Os “sebastianistas” acreditam
que Lula descongestionaria o ambiente, abriria novos espaços e daria novo
fôlego a tudo. Animal político por excelência, Lula gerenciaria com mais
competência as relações Estado/sociedade, acalmando tanto a movimentação social
quanto o desarranjo e a pressão político-institucional, o que Dilma não tem
conseguido fazer. Estão preocupados com o déficit de articulação e coordenação
política que se evidenciou no país e que ameaça a estabilidade econômica, a
intermediação política, a continuidade das reformas, os arranjos
político-sociais estruturados desde 2002 e, evidentemente, os negócios. Sem a
resolução desse déficit, ficaria abalado o pacto informal entre as grandes
empresas nacionais e multinacionais, os bancos, o agronegócio e a grande
agricultura, a política tradicional e parte dos interesses organizados do mundo
do trabalho.
Como esse pacto foi articulado
por Lula, por que então não pedir a ele que embale a criança e injete oxigênio
no que está ofegando? Com ele, seria possível voltar a sonhar; com Dilma, o
sono continuaria agitado, instável. A aposta é que Lula tem personalidade,
estilo e biografia para resgatar aquilo que fez a fortuna de seus dois
governos, atualizando-os à nova fase do país.
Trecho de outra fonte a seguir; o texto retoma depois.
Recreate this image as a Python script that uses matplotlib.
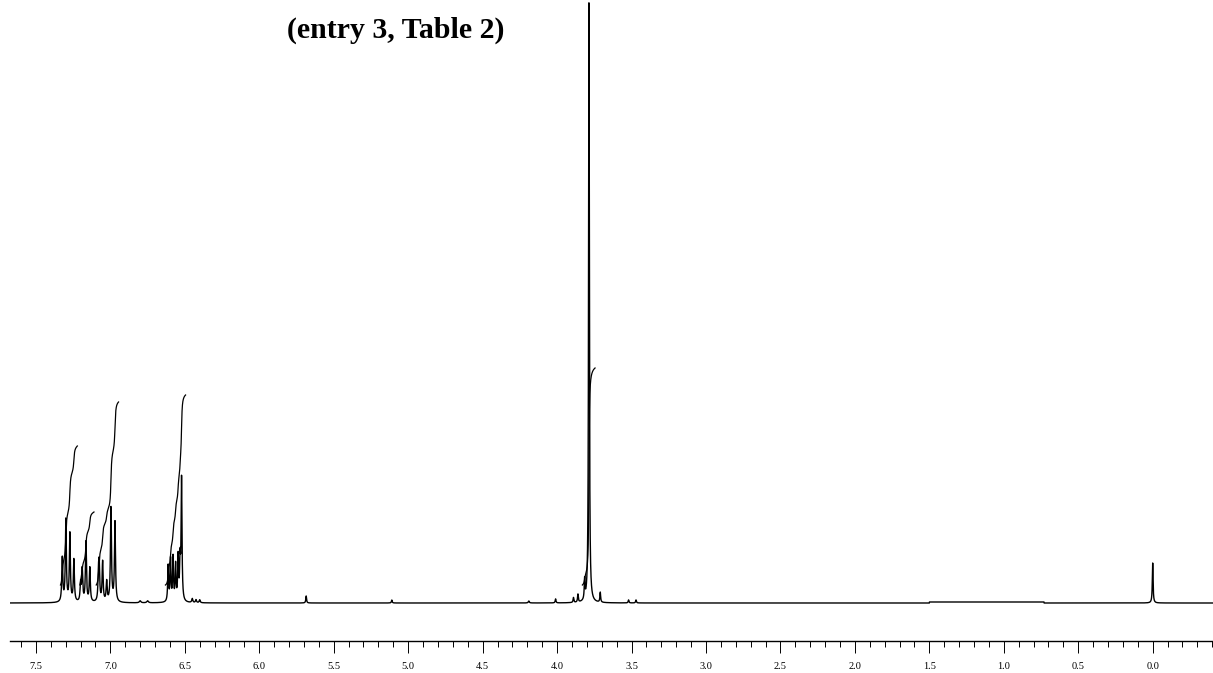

Trata-se de uma construção
mental que excita os ambientes, criando a sensação de que existe interna corporis, ao alcance da mão, uma
alternativa para que o projeto de poder se reponha em melhores condições.
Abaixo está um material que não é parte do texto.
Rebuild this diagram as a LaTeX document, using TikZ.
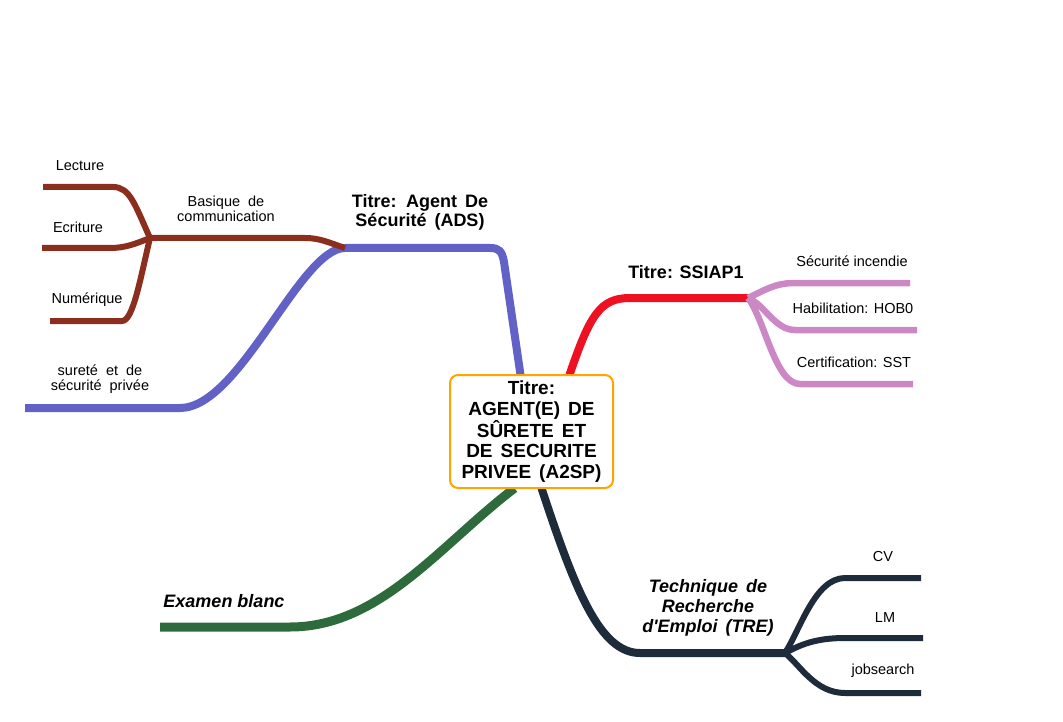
\documentclass[tikz,border=0pt]{standalone}
\usepackage{fontspec}
\setmainfont{Liberation Sans}
\definecolor{cblue}{RGB}{98,98,198}
\definecolor{cbrown}{RGB}{139,46,30}
\definecolor{cred}{RGB}{238,17,34}
\definecolor{cpink}{RGB}{204,136,196}
\definecolor{cgreen}{RGB}{46,107,60}
\definecolor{cnavy}{RGB}{30,43,59}
\definecolor{corange}{RGB}{255,165,0}
\newlength{\wsp}
\setlength{\wsp}{8pt}
\newcommand{\widesp}{\spaceskip=\wsp\relax}
\tikzset{
  bluebr/.style={draw=cblue,line width=8pt},
  brownbr/.style={draw=cbrown,line width=6pt},
  redbr/.style={draw=cred,line width=8pt},
  pinkbr/.style={draw=cpink,line width=6.5pt},
  greenbr/.style={draw=cgreen,line width=9pt},
  navybr/.style={draw=cnavy,line width=8pt},
  navysub/.style={draw=cnavy,line width=6pt},
  wide/.style={execute at begin node=\widesp},
  small/.style={font=\fontsize{14.5}{15}\selectfont, align=center, inner sep=0pt},
  smallw/.style={small, wide},
  title/.style={font=\bfseries\fontsize{18}{19}\selectfont, align=center, inner sep=0pt},
  ititle/.style={font=\bfseries\itshape\fontsize{18}{20}\selectfont, align=center, inner sep=0pt},
}
\begin{document}
\begin{tikzpicture}[x=1pt,y=-1pt]
\useasboundingbox (0,0) rectangle (1063,722);
\path node[minimum width=163pt, minimum height=113pt, inner sep=0pt] (c) at (531.5,431.5) {};
% junction coordinates
\coordinate (ads) at (345,248);
\coordinate (bj) at (150,238);
\coordinate (sj) at (748,298);
\coordinate (tj) at (785,653);
% end coordinates
\coordinate (eSP) at (25,408);
\coordinate (eLec) at (43,187);
\coordinate (eEcr) at (42,248);
\coordinate (eNum) at (50,321);
\coordinate (eInc) at (910,283);
\coordinate (eHob) at (917,330);
\coordinate (eSst) at (913,384);
\coordinate (eEx) at (160,627);
\coordinate (eCV) at (921,578);
\coordinate (eLM) at (923,638);
\coordinate (eJob) at (921,693);

% blue branch (ADS)
\draw[bluebr] ([xshift=-11pt]c.north) -- (504,262) .. controls (502,251) and (499,248) .. (490,248) -- (ads);
\draw[bluebr] (ads) .. controls (300,248) and (240,408) .. (180,408) -- (eSP);
% brown sub-branch
\draw[brownbr] (ads) .. controls (330,243) and (320,238) .. (305,238) -- (bj);
\draw[brownbr] (bj) .. controls (135,205) and (130,187) .. (113,187) -- (eLec);
\draw[brownbr] (bj) .. controls (135,244) and (125,248) .. (110,248) -- (eEcr);
\draw[brownbr] (bj) .. controls (140,280) and (133,321) .. (122,321) -- (eNum);
% red branch (SSIAP1)
\draw[redbr] ([xshift=38pt]c.north) .. controls (590,315) and (600,298) .. (630,298) -- (sj);
\draw[pinkbr] (sj) .. controls (765,290) and (775,283) .. (795,283) -- (eInc);
\draw[pinkbr] (sj) .. controls (765,305) and (775,330) .. (795,330) -- (eHob);
\draw[pinkbr] (sj) .. controls (765,320) and (775,384) .. (800,384) -- (eSst);
% green branch
\draw[greenbr] ([xshift=-17pt]c.south) .. controls (440,545) and (380,627) .. (290,627) -- (eEx);
% navy branch
\draw[navybr] ([xshift=10pt]c.south) .. controls (575,590) and (600,653) .. (640,653) -- (tj);
\draw[navysub] (tj) .. controls (800,630) and (815,578) .. (845,578) -- (eCV);
\draw[navysub] (tj) .. controls (800,645) and (815,638) .. (845,638) -- (eLM);
\draw[navysub] (tj) .. controls (800,665) and (815,693) .. (845,693) -- (eJob);

% central box
\node[draw=corange, line width=2pt, rounded corners=8pt, fill=white,
      minimum width=163pt, minimum height=113pt, inner sep=0pt, align=center, wide,
      font=\bfseries\fontsize{19}{20.7}\selectfont] (center) at (531.5,431.5)
  {Titre:\\AGENT(E) DE\\SÛRETE ET\\DE SECURITE\\PRIVEE (A2SP)};

% labels
\node[title, wide] (tADS) at (420,212) {Titre: Agent De\\Sécurité (ADS)};
\node[smallw] (tBas) at (226,209) {Basique de\\communication};
\node[small] (tLec) at (80,166) {Lecture};
\node[small] (tEcr) at (78,227) {Ecriture};
\node[small] (tNum) at (87,300) {Numérique};
\node[smallw] (tSP) at (100,379) {sureté et de\\sécurité privée};
\node[title] (tSSIAP) at (686,272) {Titre: SSIAP1};
\node[small] (tInc) at (852,261) {Sécurité incendie};
\node[small] (tHob) at (853,308) {Habilitation: HOB0};
\node[small] (tSst) at (854,362) {Certification: SST};
\node[ititle] (tEx) at (224,601) {Examen blanc};
\node[ititle, wide] (tTRE) at (708,608) {Technique de\\Recherche\\d\textquotesingle Emploi (TRE)};
\node[small] (tCV) at (883,557) {CV};
\node[small] (tLM) at (885,618) {LM};
\node[small] (tJob) at (883,671) {jobsearch};
\end{tikzpicture}
\end{document}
Há, porém, um custo alto na
hipotética operação.
Primeiro, porque a mera
cogitação dela ajuda a enfraquecer o governo e a piorar ainda mais a situação.
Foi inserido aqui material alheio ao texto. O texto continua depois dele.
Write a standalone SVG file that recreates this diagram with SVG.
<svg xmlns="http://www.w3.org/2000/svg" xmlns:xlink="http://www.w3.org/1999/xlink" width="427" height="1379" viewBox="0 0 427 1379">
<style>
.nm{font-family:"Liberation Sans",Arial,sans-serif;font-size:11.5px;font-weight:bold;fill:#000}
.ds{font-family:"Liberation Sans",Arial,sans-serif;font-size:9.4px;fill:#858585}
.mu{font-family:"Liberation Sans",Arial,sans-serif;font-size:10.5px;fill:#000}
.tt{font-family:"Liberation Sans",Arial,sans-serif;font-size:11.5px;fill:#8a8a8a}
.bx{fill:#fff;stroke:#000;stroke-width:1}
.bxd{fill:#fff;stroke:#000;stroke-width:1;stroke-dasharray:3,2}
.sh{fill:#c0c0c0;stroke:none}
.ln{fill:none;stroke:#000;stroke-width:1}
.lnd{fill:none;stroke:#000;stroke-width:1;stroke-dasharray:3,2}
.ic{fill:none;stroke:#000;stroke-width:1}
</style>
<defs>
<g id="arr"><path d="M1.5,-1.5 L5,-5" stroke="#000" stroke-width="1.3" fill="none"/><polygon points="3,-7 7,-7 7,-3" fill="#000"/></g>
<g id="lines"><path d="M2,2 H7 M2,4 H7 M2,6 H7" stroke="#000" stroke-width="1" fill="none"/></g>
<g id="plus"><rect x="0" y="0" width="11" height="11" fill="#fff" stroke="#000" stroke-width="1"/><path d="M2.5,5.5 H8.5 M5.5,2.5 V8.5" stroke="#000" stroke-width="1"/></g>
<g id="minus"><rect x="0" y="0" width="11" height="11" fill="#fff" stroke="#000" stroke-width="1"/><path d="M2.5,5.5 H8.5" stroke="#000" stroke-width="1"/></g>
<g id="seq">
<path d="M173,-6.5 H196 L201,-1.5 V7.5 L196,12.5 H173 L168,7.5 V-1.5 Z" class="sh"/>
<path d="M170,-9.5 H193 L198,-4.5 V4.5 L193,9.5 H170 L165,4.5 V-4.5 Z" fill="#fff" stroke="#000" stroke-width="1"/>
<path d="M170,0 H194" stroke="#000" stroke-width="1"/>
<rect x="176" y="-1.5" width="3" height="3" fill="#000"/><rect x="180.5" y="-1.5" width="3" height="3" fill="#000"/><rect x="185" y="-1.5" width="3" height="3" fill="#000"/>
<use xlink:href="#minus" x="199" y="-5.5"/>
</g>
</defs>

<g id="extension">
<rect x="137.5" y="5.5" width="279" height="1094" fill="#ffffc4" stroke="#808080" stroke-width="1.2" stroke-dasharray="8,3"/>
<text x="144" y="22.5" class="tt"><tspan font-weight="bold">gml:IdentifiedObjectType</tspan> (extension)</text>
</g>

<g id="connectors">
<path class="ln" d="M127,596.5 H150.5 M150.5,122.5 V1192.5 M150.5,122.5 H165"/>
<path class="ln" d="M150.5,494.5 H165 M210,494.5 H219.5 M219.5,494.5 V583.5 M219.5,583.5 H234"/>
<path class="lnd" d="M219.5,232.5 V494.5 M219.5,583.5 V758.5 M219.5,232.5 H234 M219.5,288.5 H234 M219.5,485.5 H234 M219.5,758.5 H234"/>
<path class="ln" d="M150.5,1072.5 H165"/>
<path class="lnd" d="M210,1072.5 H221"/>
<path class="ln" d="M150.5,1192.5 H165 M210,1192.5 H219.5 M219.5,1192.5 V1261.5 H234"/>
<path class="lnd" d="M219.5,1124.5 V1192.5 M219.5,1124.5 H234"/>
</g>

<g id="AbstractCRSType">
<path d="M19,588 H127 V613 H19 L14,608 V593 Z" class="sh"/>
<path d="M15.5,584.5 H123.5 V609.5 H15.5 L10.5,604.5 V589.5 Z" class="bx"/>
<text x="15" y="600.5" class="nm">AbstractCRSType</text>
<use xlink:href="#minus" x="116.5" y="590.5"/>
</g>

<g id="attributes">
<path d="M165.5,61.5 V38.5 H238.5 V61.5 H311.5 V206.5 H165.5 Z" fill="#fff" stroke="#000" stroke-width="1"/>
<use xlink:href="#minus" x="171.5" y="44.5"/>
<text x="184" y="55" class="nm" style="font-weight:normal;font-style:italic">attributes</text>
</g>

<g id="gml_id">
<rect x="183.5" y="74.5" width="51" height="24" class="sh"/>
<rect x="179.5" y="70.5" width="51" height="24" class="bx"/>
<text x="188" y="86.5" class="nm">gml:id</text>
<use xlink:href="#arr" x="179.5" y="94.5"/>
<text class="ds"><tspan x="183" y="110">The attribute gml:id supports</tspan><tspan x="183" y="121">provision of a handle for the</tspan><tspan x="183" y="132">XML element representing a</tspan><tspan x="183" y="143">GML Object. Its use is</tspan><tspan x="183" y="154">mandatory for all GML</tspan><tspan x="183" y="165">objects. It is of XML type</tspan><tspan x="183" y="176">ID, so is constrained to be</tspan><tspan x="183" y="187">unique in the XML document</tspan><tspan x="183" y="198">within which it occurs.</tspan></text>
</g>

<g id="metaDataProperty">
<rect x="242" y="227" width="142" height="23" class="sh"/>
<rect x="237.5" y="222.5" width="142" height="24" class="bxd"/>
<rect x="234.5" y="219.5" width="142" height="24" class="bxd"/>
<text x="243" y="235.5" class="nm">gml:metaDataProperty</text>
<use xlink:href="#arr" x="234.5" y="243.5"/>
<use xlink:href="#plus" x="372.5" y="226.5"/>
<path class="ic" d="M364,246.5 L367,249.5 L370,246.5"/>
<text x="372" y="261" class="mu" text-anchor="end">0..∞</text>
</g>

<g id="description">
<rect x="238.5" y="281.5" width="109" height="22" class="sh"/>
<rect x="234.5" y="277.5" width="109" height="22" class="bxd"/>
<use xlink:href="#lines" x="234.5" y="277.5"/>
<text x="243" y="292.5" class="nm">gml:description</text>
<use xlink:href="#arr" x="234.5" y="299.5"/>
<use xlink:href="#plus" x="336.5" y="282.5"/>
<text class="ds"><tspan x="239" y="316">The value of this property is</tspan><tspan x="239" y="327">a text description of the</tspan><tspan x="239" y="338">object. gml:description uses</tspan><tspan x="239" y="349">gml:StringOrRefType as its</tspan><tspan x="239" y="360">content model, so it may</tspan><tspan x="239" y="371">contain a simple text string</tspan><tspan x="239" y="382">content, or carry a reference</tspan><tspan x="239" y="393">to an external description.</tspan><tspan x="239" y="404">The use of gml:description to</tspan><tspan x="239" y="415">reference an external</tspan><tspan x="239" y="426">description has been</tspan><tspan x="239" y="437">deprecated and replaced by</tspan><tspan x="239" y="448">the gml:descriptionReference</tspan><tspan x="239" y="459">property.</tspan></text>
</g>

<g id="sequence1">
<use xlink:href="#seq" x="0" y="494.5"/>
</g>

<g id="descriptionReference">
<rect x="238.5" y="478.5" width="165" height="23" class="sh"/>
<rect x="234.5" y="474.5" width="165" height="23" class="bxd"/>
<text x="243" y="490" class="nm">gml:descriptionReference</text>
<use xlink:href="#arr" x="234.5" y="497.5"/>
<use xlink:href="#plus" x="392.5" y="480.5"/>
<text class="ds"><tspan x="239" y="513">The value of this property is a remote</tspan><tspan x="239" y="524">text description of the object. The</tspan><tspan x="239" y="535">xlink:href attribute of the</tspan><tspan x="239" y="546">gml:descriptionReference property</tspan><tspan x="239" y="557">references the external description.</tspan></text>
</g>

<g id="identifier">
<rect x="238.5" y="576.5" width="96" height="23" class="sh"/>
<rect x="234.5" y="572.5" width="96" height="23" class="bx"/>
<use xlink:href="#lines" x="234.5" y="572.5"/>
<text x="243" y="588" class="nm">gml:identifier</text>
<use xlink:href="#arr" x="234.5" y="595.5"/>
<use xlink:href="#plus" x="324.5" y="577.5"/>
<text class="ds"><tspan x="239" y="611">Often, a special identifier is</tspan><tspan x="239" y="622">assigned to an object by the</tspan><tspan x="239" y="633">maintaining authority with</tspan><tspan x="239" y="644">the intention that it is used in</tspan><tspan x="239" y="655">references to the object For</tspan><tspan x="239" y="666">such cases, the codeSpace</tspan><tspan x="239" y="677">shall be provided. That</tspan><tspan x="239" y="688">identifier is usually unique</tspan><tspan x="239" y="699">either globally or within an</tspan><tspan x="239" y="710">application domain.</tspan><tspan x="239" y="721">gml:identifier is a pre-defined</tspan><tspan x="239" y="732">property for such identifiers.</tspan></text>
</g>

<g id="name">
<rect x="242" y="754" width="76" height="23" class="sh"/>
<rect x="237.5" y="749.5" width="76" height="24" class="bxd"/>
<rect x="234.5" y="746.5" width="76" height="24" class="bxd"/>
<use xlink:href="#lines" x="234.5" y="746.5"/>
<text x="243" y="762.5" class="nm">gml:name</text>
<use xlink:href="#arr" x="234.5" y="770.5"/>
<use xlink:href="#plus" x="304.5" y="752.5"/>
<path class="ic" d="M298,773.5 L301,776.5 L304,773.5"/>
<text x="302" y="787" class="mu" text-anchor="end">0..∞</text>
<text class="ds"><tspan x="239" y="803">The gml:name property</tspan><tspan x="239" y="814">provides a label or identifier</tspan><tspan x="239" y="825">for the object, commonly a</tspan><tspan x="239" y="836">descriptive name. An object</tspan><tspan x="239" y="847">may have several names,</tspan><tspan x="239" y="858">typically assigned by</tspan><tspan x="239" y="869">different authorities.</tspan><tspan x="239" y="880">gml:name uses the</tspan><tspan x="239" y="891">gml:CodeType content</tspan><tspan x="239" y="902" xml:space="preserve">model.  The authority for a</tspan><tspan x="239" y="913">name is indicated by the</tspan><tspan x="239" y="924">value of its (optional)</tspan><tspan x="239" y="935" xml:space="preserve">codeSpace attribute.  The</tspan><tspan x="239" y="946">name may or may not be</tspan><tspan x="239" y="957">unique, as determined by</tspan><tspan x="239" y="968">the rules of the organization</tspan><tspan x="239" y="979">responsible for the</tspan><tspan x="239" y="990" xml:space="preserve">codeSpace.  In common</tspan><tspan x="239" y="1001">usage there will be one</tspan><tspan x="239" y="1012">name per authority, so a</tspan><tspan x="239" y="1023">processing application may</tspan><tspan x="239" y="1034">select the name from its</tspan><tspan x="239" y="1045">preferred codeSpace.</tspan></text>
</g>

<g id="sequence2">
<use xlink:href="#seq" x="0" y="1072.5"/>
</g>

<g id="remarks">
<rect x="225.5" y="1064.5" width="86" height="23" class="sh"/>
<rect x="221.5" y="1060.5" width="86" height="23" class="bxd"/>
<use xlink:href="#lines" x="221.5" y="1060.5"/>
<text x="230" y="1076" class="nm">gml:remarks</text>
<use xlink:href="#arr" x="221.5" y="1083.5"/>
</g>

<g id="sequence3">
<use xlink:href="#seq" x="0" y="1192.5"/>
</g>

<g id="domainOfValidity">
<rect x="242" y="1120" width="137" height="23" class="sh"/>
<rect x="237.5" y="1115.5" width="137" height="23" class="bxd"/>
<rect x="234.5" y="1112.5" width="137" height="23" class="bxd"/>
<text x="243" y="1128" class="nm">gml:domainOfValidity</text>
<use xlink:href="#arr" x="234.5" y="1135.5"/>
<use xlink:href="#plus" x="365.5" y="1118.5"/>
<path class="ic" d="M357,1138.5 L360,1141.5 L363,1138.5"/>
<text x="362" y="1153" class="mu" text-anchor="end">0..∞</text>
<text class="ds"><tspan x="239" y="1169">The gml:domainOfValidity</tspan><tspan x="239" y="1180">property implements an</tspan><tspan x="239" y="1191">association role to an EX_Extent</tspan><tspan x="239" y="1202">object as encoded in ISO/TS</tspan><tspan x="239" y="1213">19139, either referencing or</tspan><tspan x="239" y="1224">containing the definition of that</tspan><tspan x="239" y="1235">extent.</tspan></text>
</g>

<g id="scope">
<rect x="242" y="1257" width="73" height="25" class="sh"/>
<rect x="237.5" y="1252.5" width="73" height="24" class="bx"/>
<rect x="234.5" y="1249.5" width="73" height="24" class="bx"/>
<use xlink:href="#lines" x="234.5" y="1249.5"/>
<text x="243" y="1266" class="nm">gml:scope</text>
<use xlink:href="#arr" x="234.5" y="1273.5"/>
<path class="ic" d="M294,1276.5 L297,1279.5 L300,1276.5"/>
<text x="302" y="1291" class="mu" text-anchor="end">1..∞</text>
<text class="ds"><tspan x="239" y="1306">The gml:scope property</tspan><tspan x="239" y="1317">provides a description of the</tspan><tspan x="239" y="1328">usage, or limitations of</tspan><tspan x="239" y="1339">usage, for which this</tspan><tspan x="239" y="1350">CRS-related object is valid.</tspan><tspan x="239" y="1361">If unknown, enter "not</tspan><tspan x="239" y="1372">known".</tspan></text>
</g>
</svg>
Quanto mais Lula diz não querer o cargo, mais passa a impressão de que nem
mesmo ele acredita em Dilma.
Segundo, porque ela
escancararia uma grosseira falha de estratégia: teria sido um erro entronar
Dilma como sucessora de Lula. Com ela, o país não seguiu na mesma toada. Ao ser
“deslulizado”, entristeceu. E o pacto que sustenta o governo ficou com maiores
dificuldades operacionais.
Terceiro, porque nunca é fácil
trocar o piloto com o avião em pleno voo. Turbulências e trepidações serão
certamente inevitáveis, figurinos e discursos precisarão ser refeitos às
pressas, aliados perdidos terão de ser novamente agregados.
Quarto, porque Lula, precisamente por ter muita sagacidade e
talento (além de muito capital político), deve estar pensando se vale a pena
entrar na disputa agora e por essa porta, ou seja, derramando sangue interno.
Ele precisaria sacrificar Dilma, o que não é fácil nem propriamente
dignificante. E precisaria concorrer num quadro que não se mostra tão tranquilo
assim, ou seja, no qual teria tantas possibilidades de vitória glorificadora,
quanto de derrota.
Há,
por fim, uma questão que complica o cálculo. Bastaria um bom timoneiro para que
o navio volte a singrar os mares sem sobressaltos? A qualidade da nave e da
marujada também pesa, e quase sempre de modo categórico. O mesmo vale para a
cartografia que orienta o capitão: um mapa malfeito, desatualizado ou
imperfeito pode levá-lo na direção de rochedos implacáveis ou deixá-lo à
deriva.
Como
se trata de política, o mapa é o que costumamos chamar de projeto. E ele não
existe de modo claro e suficiente. [Publicado em O Estado de S. Paulo, Caderno Aliás, p. E9, 13/04/2014].